Category : African Cinema, Cinematic Arts

"SIA: The Dream of the Python (2001)

"SIA: The Dream of the Python (2001)

Honor means different things in different languages and different cultures.  For some, it could mean sacrificing their happiness.  For others, it could mean sacrificing their lives.  For Sia, it meant sacrificing her sanity, among other things.

In Sia: The Dream of the Python, a film by Dani Kouyate, the character the title invokes is the most beautiful virgin in the village.  As such, she is the logical choice to serve as a sacrificial lamb.  In order to bring back prosperity to their village, a group of priests who’s faces are never seen, and are always dressed in black hoods, recommend that a human offering be sent to the mystical snake god.  They already look like reapers, and death does indeed follow these priests wherever they go.  The emperor decrees that their proposal must be followed, and problems ensue.  Sia flees, and takes refuge with the village madman, Kerfu.  She doesn’t want to die.  Kerfu asks her who does, and tells her that everyone must.  Besides, as is spoken later in the film, whether you’re afraid or not, death must come to all men.  The movie plays like a new brand of African existentialism.  The distinct possibility of death hangs over this film like a specter.  The possibility of death, or something worse.

What could be worse than death?  A loss of honor?  Lies?  For Sia, it’s the loss of her purity.  A loss that packs a double wallop, seeing as how the priests rape her.  Religion does not equate to virtuosity in this film (as we’re painfully learning in everyday life).  When the priests rape her, they don’t only violate her body.  They violate her mind, her values.  In turn, Sia is cast out of the village by her fiancé.  He has taken over the emperorship in a moment of transition.  A false coup d’etat.  A lie.  And his bride-to-be refuses to go along with it.  The most important lesson this film teaches is that empires cannot be built upon deception.  Not longstanding and honorable ones, at least.

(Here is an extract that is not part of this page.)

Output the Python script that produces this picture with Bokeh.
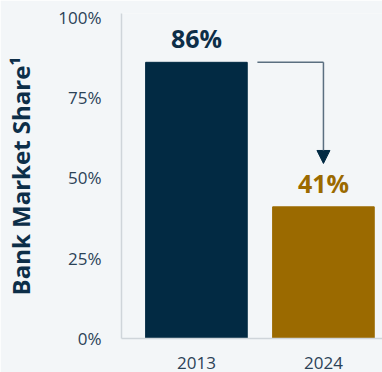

African Films Director, Dani Kouyate

Dani Kouyate

But the film also teaches us that nothing is always what it seems.  There are two sides (or more) to every story.  Is the world a dream, or a dream the world?  It hardly matters for Sia.  We last see her stumbling down a modern city street, dressed in tattered rags amid a rainstorm.  She screams unintelligible warnings, something to the effect of you reap what you sow.  Unfortunately, no one passing by pays her any attention.  About as much attention as you would normally give a raving “lunatic” who walks past you muttering to him or herself.  No happy endings for Sia.  Her warnings go unheeded, and the price for her knowledge comes awfully high.  She had to lose her family, her fiancé, her virginity, and her mind.  Talk about sadistic cinema!  She has her honor though.  But the film’s final question is an obvious and disturbing one: was it worth it?